Another option is to simply transfer the cash equivalent of the current fertiliser subsidy to farmers. This works out to roughly Rs 5,000 per hectare (Rs 1 lakh crore subsidy divided by gross cropped area of about 20 crore ha). Farmers below the 4 ha holding size can be given cash at this rate and those above that holding size at Rs 4,000 per ha. Then the entire fertiliser sector can be deregulated, with imports flowing freely at zero import duty. Direct cash transfers can be conducted via Jan Dhan Yojana bank accounts and linked to the UID and Aadhaar. Politically, this is feasible and will lead to savings of at least Rs 10,000 crore in the fertiliser subsidy by simply stopping the diversion of urea to other uses and smuggling to other countries. It will also signal to farmers that they use nitrogen, phosphorus and potassium in a balanced manner, raising the productivity of fertiliser use. The only condition imposed on beneficiary farmers should be that they get their soil tested every three years.
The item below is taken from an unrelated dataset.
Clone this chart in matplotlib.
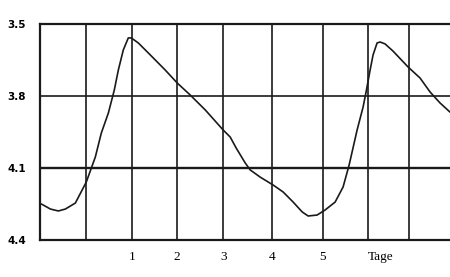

What would happen to our fertiliser industry under this brave new world of total decontrol? The probability is high that it would expand and prosper, provided urea plants are given gas at a uniform price (maybe a pooled price of import parity and domestically produced). It will incentivise them to be more energy efficient, get the best technologies and compete with those in China or elsewhere. There could be mergers and acquisitions within the urea industry, but overall, the industry will be liberated and unshackled from myriad controls. Industry captains today feel they are ready to walk this path to freedom. Is the government also ready?